The number of refugees is steadily rising and Yemen is seriously in risk of becoming the next Syrian refugee crisis. Over 173,180 people have already left the country. Over 82,300 have fled the short distance to Somalia, Sudan, Djibouti and other countries in the Horn of Africa. Ironically, these countries have been struggling with their own crises and have generated hundreds of thousands of refugees of their own. Those fleeing Yemen are interested in seeking asylum in Europe and the West. Yemeni refugees are in close proximity to established migration routes that travel through Africa, across the Mediterranean and into Europe.
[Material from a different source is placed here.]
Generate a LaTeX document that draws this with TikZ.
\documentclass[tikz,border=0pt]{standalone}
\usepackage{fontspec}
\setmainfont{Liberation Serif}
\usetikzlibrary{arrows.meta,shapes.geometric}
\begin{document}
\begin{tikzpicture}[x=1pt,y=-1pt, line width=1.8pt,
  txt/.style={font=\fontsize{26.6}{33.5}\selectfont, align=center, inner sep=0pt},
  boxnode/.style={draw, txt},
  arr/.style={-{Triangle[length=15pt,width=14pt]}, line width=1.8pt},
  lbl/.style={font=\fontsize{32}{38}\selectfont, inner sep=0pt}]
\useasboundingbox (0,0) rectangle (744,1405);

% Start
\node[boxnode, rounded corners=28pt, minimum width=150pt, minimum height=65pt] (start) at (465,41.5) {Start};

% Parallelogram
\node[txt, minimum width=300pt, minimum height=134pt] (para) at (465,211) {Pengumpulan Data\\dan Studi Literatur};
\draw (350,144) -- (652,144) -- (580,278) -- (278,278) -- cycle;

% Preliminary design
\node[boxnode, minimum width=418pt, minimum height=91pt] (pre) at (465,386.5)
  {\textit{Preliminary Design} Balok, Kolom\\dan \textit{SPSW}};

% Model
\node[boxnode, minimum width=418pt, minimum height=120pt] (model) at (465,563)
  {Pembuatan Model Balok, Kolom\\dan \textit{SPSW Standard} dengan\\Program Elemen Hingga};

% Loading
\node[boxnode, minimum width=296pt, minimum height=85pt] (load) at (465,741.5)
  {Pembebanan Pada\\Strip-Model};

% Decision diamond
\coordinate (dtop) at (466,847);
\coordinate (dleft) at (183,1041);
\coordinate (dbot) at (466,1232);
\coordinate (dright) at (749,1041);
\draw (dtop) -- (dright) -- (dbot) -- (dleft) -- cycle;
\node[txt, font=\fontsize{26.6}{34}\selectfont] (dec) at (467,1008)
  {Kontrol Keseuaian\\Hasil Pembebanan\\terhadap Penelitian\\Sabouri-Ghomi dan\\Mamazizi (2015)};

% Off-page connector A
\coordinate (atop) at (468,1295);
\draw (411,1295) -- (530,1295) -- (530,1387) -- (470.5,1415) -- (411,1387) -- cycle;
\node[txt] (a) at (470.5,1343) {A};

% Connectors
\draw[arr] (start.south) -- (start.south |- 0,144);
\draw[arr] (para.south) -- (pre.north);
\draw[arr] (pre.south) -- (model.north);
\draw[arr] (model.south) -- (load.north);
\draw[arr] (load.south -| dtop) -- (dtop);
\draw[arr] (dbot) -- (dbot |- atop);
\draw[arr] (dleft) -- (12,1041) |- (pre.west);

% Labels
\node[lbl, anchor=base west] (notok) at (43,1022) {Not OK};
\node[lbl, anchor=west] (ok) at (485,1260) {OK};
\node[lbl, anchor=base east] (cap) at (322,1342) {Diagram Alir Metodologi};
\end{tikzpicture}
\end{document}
In Yemen, over 2.5 million civilians have been displaced after a year of civil war, suggesting a potential refugee pool of millions as the crisis carries on.
With Yemen, the past is poised to repeat itself unless the world takes notice. Serious worldwide discussions on how to mitigate the current refugee problem did not take place until refugees began pouring across Europe’s borders. If this occurs with Yemen, Europe — as has been the case with the current crisis — will undoubtedly look to the rest of the world, including the United States and Canada, to share in this new refugee burden. Surges in refugee numbers will compound domestic concerns about security, extremism, radicalization and humanitarian obligations, while also exacerbating bilateral and multilateral tensions.
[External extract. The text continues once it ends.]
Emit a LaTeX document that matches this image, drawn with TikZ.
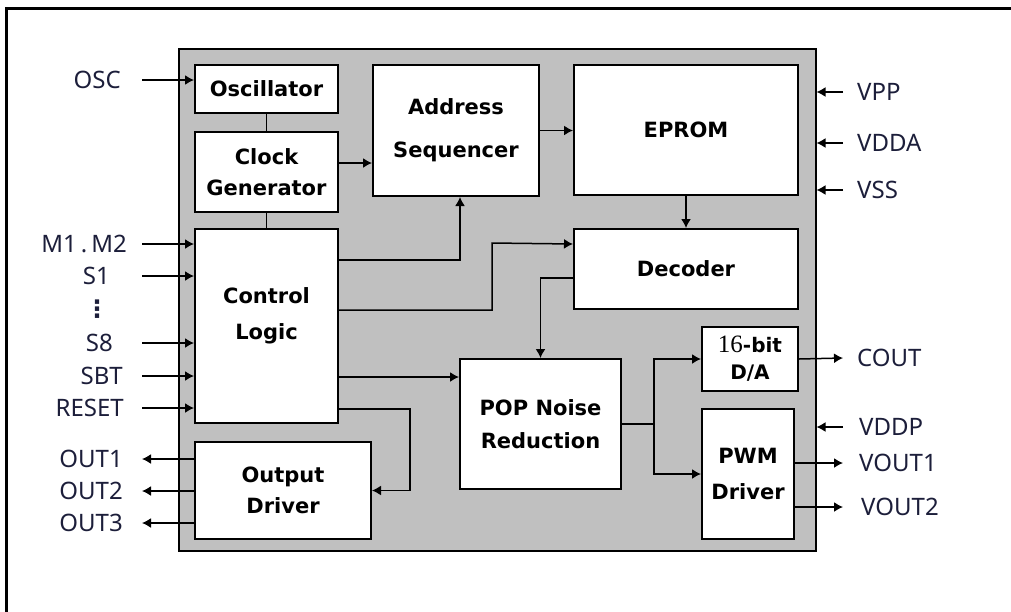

International attention and aid funding is desperately needed and could be critical to helping forestall a Yemeni refugee crisis before it begins. However, the crisis in Yemen has been largely under-reported and overshadowed by other conflicts such as Syria. International donors in 2015 provided only half of the estimated US$1.6 billion dollars that the United Nations requested for Yemen (UN Office for the Coordination Humanitarian Affairs [UNOCHA] 2015f), and the window for preventative action is closing. The global community has spent billions reacting to the Syrian refugee crisis. Unless donors act now to address the severity of Yemen’s humanitarian crisis, the cost — both human and financial — will soar much higher.
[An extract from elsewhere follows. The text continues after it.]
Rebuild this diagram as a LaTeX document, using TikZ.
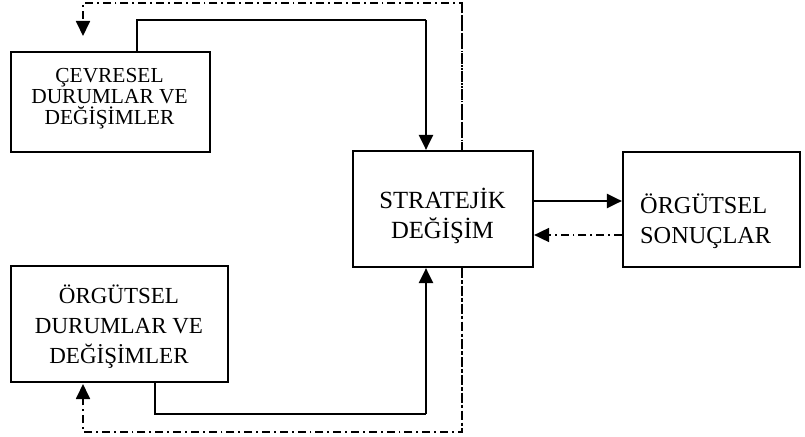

An independent, impartial inquiry into alleged human rights violations by all parties in the conflict provides another opportunity to address Yemen’s humanitarian catastrophe. International support for UN-initiated peace talks — to include pressure on Saudi Arabia and Iran, who are both active players in the Yemen conflict — is equally essential to mitigating Yemen’s humanitarian disaster, ending the conflict, and ensuring that Yemen’s displaced citizens can ultimately return home.